Recorded data -
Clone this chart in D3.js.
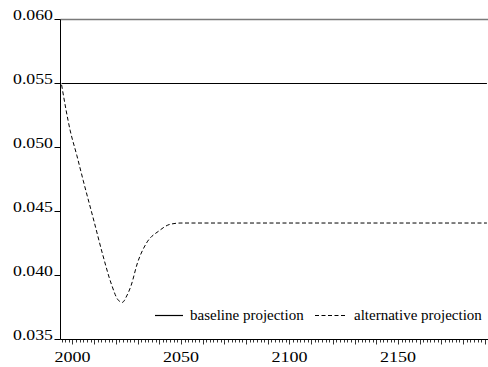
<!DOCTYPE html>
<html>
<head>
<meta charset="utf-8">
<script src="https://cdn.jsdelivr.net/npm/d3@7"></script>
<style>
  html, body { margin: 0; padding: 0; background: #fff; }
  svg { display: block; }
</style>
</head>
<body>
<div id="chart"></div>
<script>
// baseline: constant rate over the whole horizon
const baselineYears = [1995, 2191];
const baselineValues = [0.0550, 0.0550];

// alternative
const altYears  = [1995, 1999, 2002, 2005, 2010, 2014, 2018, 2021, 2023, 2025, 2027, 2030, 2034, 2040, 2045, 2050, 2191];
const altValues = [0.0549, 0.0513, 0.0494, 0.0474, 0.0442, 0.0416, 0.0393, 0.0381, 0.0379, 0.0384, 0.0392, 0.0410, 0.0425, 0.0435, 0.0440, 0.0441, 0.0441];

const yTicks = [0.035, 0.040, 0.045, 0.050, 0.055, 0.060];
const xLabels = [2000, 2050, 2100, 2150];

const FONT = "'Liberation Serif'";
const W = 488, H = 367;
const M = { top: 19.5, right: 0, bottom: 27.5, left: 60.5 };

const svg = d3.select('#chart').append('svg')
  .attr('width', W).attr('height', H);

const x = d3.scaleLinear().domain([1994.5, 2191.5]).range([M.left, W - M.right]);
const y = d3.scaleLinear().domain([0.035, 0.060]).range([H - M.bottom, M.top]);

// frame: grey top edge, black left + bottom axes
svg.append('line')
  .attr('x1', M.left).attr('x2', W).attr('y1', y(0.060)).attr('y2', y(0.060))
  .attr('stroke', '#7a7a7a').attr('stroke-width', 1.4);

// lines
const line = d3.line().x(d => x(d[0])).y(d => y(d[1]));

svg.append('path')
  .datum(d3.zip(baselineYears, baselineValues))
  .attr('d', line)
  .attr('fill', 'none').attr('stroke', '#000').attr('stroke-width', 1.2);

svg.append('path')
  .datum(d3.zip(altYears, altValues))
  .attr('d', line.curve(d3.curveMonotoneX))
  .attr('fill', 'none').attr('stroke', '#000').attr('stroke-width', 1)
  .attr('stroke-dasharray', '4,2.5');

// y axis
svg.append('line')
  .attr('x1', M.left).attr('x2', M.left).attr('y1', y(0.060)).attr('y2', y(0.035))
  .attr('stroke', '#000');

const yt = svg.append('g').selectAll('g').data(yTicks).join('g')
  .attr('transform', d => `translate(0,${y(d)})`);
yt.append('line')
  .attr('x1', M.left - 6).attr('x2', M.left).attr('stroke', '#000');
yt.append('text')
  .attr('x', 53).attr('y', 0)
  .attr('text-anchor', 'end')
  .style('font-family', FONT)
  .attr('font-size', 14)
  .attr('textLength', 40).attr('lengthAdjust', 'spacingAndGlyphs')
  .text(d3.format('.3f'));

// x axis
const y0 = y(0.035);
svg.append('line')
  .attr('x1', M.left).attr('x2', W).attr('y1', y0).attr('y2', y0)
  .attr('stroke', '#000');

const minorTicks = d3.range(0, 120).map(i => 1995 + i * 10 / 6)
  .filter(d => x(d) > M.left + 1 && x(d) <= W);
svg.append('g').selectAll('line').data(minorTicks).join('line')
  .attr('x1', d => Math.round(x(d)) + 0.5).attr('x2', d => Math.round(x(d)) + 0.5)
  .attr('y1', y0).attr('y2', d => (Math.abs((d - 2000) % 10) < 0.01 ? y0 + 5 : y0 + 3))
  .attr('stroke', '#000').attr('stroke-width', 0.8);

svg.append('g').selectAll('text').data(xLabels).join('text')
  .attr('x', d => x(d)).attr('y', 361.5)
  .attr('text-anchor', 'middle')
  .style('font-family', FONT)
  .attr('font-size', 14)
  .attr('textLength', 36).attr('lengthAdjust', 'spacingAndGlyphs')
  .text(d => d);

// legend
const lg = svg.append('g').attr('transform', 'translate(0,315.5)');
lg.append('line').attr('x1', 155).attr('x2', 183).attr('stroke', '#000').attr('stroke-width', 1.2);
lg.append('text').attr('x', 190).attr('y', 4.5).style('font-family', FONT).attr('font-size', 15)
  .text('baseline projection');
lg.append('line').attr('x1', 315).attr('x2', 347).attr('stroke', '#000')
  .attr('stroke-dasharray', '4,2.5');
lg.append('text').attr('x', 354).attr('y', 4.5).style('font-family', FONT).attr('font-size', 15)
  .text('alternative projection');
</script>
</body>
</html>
...
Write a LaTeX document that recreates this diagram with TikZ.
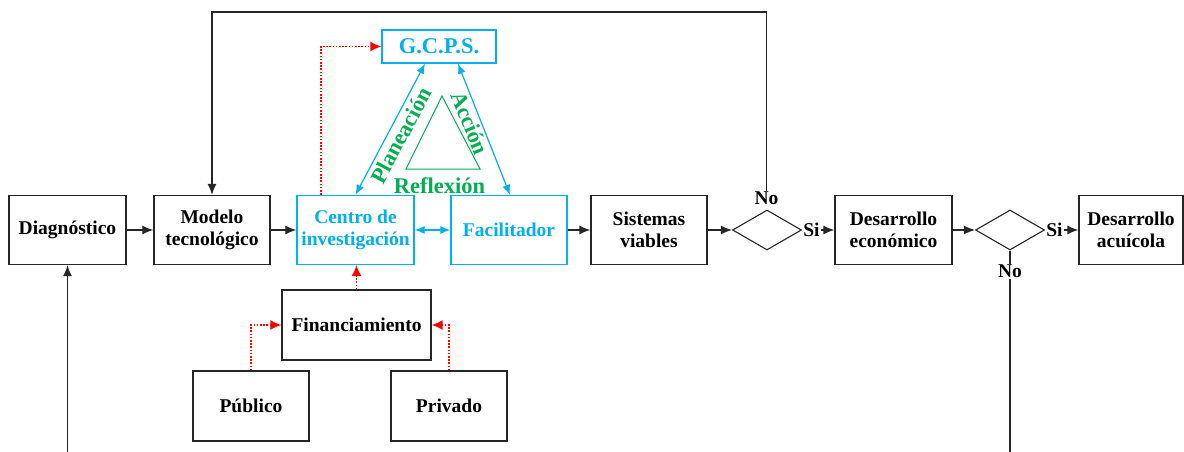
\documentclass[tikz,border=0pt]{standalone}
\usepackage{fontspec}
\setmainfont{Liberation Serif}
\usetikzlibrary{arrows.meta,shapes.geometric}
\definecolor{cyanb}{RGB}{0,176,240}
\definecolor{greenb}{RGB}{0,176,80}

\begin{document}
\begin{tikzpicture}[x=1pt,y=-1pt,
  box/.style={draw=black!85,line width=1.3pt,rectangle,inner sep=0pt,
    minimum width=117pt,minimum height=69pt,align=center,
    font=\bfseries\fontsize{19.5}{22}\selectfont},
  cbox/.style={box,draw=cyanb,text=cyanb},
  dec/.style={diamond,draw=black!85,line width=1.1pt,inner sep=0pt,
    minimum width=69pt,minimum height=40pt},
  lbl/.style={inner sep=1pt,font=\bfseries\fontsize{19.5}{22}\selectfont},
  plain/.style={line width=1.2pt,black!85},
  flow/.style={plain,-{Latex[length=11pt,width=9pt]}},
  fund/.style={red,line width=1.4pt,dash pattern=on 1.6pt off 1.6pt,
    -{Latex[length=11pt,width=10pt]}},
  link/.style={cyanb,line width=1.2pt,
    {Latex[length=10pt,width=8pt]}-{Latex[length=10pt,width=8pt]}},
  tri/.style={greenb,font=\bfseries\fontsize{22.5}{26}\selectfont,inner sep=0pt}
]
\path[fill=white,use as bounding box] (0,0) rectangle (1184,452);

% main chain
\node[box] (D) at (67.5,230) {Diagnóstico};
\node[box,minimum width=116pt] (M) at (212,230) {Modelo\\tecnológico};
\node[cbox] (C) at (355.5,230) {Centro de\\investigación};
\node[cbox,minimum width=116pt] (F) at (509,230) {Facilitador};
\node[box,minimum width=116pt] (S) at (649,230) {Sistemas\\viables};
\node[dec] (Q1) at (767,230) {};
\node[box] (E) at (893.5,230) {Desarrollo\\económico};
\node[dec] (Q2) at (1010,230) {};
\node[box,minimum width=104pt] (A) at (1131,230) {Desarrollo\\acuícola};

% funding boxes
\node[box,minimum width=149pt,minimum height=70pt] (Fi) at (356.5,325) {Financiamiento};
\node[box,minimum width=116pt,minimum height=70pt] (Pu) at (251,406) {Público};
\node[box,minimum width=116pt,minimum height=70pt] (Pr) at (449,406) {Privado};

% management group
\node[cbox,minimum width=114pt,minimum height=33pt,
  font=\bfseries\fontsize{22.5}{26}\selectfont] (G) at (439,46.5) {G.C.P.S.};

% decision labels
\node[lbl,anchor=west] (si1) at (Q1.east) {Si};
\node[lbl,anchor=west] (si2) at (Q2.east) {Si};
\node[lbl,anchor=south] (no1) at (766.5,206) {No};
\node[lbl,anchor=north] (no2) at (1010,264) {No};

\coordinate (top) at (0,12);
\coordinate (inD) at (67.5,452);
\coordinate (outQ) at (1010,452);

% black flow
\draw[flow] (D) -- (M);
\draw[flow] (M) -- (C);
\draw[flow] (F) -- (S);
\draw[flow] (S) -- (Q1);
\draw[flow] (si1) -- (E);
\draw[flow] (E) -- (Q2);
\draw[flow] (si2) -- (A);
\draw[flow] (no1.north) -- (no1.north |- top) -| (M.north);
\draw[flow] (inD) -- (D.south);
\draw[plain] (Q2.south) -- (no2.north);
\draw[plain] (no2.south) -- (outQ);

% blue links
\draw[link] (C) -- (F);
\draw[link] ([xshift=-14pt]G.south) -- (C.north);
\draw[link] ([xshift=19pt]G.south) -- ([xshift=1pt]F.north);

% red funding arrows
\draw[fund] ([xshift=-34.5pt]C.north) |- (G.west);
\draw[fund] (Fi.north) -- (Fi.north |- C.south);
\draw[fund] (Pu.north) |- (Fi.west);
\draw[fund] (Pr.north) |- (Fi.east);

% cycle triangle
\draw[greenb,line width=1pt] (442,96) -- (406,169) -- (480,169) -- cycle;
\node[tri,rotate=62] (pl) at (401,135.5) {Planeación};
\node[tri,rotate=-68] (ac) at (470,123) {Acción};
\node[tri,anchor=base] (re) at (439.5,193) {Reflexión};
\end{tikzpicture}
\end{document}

Your objective - Omit all pictures and repeat exactly the lines from the one containing "Clone this chart in D3.js." through the one containing "0.0440, 0.0441, 0.0441];", ends included, with nothing added.

Response to this task -
Clone this chart in D3.js.
<!DOCTYPE html>
<html>
<head>
<meta charset="utf-8">
<script src="https://cdn.jsdelivr.net/npm/d3@7"></script>
<style>
  html, body { margin: 0; padding: 0; background: #fff; }
  svg { display: block; }
</style>
</head>
<body>
<div id="chart"></div>
<script>
// baseline: constant rate over the whole horizon
const baselineYears = [1995, 2191];
const baselineValues = [0.0550, 0.0550];

// alternative
const altYears  = [1995, 1999, 2002, 2005, 2010, 2014, 2018, 2021, 2023, 2025, 2027, 2030, 2034, 2040, 2045, 2050, 2191];
const altValues = [0.0549, 0.0513, 0.0494, 0.0474, 0.0442, 0.0416, 0.0393, 0.0381, 0.0379, 0.0384, 0.0392, 0.0410, 0.0425, 0.0435, 0.0440, 0.0441, 0.0441];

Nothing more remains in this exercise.